## Information supplied

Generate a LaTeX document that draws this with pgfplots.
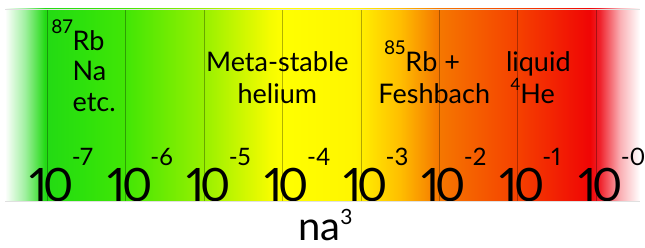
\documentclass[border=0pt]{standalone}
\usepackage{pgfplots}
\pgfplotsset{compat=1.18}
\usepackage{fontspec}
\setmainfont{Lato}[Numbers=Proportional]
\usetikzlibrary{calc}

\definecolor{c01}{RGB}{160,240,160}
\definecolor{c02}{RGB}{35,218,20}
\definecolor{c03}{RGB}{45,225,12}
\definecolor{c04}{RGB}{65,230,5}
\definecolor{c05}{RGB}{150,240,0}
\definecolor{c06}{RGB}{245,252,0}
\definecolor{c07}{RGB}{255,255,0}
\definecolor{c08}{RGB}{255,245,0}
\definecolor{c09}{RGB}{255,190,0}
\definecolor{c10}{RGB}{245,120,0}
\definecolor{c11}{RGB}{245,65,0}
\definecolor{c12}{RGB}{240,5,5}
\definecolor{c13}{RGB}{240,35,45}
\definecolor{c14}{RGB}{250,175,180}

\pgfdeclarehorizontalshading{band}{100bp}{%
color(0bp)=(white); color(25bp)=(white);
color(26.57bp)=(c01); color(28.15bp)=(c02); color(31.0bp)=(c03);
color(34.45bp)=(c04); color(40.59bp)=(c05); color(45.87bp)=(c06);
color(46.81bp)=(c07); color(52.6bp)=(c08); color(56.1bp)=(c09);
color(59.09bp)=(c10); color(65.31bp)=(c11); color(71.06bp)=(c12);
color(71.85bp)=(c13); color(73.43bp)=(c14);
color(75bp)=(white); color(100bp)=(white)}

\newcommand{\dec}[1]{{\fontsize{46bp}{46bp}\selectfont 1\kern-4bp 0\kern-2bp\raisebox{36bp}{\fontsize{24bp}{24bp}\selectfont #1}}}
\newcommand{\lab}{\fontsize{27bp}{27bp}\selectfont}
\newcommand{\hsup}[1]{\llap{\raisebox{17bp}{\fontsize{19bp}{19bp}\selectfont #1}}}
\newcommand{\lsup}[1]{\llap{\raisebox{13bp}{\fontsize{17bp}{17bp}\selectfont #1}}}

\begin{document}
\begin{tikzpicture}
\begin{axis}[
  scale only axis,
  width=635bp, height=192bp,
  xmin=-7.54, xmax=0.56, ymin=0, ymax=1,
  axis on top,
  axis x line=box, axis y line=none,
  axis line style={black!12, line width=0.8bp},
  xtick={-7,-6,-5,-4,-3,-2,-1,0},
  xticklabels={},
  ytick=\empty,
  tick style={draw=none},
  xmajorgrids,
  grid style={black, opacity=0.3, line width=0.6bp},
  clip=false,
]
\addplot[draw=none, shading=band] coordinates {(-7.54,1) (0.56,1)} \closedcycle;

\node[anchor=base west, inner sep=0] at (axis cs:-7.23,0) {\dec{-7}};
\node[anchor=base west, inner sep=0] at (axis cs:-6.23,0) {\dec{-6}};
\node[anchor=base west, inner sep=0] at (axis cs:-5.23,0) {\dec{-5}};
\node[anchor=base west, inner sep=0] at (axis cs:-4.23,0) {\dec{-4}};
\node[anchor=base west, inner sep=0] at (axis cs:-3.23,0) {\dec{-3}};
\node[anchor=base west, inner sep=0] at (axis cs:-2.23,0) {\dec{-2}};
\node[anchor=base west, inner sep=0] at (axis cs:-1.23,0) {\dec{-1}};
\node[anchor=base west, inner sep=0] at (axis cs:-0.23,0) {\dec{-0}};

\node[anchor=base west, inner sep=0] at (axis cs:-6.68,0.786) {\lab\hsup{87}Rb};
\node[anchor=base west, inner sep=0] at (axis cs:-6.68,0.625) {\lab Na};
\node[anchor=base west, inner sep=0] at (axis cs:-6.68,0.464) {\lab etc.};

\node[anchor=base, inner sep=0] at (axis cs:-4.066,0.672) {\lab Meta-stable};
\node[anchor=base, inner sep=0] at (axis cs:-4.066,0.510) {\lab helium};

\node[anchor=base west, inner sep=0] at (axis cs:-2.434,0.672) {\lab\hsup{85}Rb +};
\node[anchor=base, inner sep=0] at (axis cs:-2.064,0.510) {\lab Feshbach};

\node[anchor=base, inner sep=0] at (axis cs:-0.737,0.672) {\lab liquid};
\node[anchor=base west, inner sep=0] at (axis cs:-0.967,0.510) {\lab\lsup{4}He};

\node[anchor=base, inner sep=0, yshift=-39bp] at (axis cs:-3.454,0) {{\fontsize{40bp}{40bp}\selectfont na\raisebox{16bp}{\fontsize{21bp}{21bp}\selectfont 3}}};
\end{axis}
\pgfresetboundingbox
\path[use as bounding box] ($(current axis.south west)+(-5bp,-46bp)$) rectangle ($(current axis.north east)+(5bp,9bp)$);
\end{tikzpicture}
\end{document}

## Problem requirements
Output each line exactly; omit every picture.

## Solution to the exercise
Generate a LaTeX document that draws this with pgfplots.
\documentclass[border=0pt]{standalone}
\usepackage{pgfplots}
\pgfplotsset{compat=1.18}
\usepackage{fontspec}
\setmainfont{Lato}[Numbers=Proportional]
\usetikzlibrary{calc}

\definecolor{c01}{RGB}{160,240,160}
\definecolor{c02}{RGB}{35,218,20}
\definecolor{c03}{RGB}{45,225,12}
\definecolor{c04}{RGB}{65,230,5}
\definecolor{c05}{RGB}{150,240,0}
\definecolor{c06}{RGB}{245,252,0}
\definecolor{c07}{RGB}{255,255,0}
\definecolor{c08}{RGB}{255,245,0}
\definecolor{c09}{RGB}{255,190,0}
\definecolor{c10}{RGB}{245,120,0}
\definecolor{c11}{RGB}{245,65,0}
\definecolor{c12}{RGB}{240,5,5}
\definecolor{c13}{RGB}{240,35,45}
\definecolor{c14}{RGB}{250,175,180}

\pgfdeclarehorizontalshading{band}{100bp}{%
color(0bp)=(white); color(25bp)=(white);
color(26.57bp)=(c01); color(28.15bp)=(c02); color(31.0bp)=(c03);
color(34.45bp)=(c04); color(40.59bp)=(c05); color(45.87bp)=(c06);
color(46.81bp)=(c07); color(52.6bp)=(c08); color(56.1bp)=(c09);
color(59.09bp)=(c10); color(65.31bp)=(c11); color(71.06bp)=(c12);
color(71.85bp)=(c13); color(73.43bp)=(c14);
color(75bp)=(white); color(100bp)=(white)}

\newcommand{\dec}[1]{{\fontsize{46bp}{46bp}\selectfont 1\kern-4bp 0\kern-2bp\raisebox{36bp}{\fontsize{24bp}{24bp}\selectfont #1}}}
\newcommand{\lab}{\fontsize{27bp}{27bp}\selectfont}
\newcommand{\hsup}[1]{\llap{\raisebox{17bp}{\fontsize{19bp}{19bp}\selectfont #1}}}
\newcommand{\lsup}[1]{\llap{\raisebox{13bp}{\fontsize{17bp}{17bp}\selectfont #1}}}

\begin{document}
\begin{tikzpicture}
\begin{axis}[
  scale only axis,
  width=635bp, height=192bp,
  xmin=-7.54, xmax=0.56, ymin=0, ymax=1,
  axis on top,
  axis x line=box, axis y line=none,
  axis line style={black!12, line width=0.8bp},
  xtick={-7,-6,-5,-4,-3,-2,-1,0},
  xticklabels={},
  ytick=\empty,
  tick style={draw=none},
  xmajorgrids,
  grid style={black, opacity=0.3, line width=0.6bp},
  clip=false,
]
\addplot[draw=none, shading=band] coordinates {(-7.54,1) (0.56,1)} \closedcycle;

\node[anchor=base west, inner sep=0] at (axis cs:-7.23,0) {\dec{-7}};
\node[anchor=base west, inner sep=0] at (axis cs:-6.23,0) {\dec{-6}};
\node[anchor=base west, inner sep=0] at (axis cs:-5.23,0) {\dec{-5}};
\node[anchor=base west, inner sep=0] at (axis cs:-4.23,0) {\dec{-4}};
\node[anchor=base west, inner sep=0] at (axis cs:-3.23,0) {\dec{-3}};
\node[anchor=base west, inner sep=0] at (axis cs:-2.23,0) {\dec{-2}};
\node[anchor=base west, inner sep=0] at (axis cs:-1.23,0) {\dec{-1}};
\node[anchor=base west, inner sep=0] at (axis cs:-0.23,0) {\dec{-0}};

\node[anchor=base west, inner sep=0] at (axis cs:-6.68,0.786) {\lab\hsup{87}Rb};
\node[anchor=base west, inner sep=0] at (axis cs:-6.68,0.625) {\lab Na};
\node[anchor=base west, inner sep=0] at (axis cs:-6.68,0.464) {\lab etc.};

\node[anchor=base, inner sep=0] at (axis cs:-4.066,0.672) {\lab Meta-stable};
\node[anchor=base, inner sep=0] at (axis cs:-4.066,0.510) {\lab helium};

\node[anchor=base west, inner sep=0] at (axis cs:-2.434,0.672) {\lab\hsup{85}Rb +};
\node[anchor=base, inner sep=0] at (axis cs:-2.064,0.510) {\lab Feshbach};

\node[anchor=base, inner sep=0] at (axis cs:-0.737,0.672) {\lab liquid};
\node[anchor=base west, inner sep=0] at (axis cs:-0.967,0.510) {\lab\lsup{4}He};

\node[anchor=base, inner sep=0, yshift=-39bp] at (axis cs:-3.454,0) {{\fontsize{40bp}{40bp}\selectfont na\raisebox{16bp}{\fontsize{21bp}{21bp}\selectfont 3}}};
\end{axis}
\pgfresetboundingbox
\path[use as bounding box] ($(current axis.south west)+(-5bp,-46bp)$) rectangle ($(current axis.north east)+(5bp,9bp)$);
\end{tikzpicture}
\end{document}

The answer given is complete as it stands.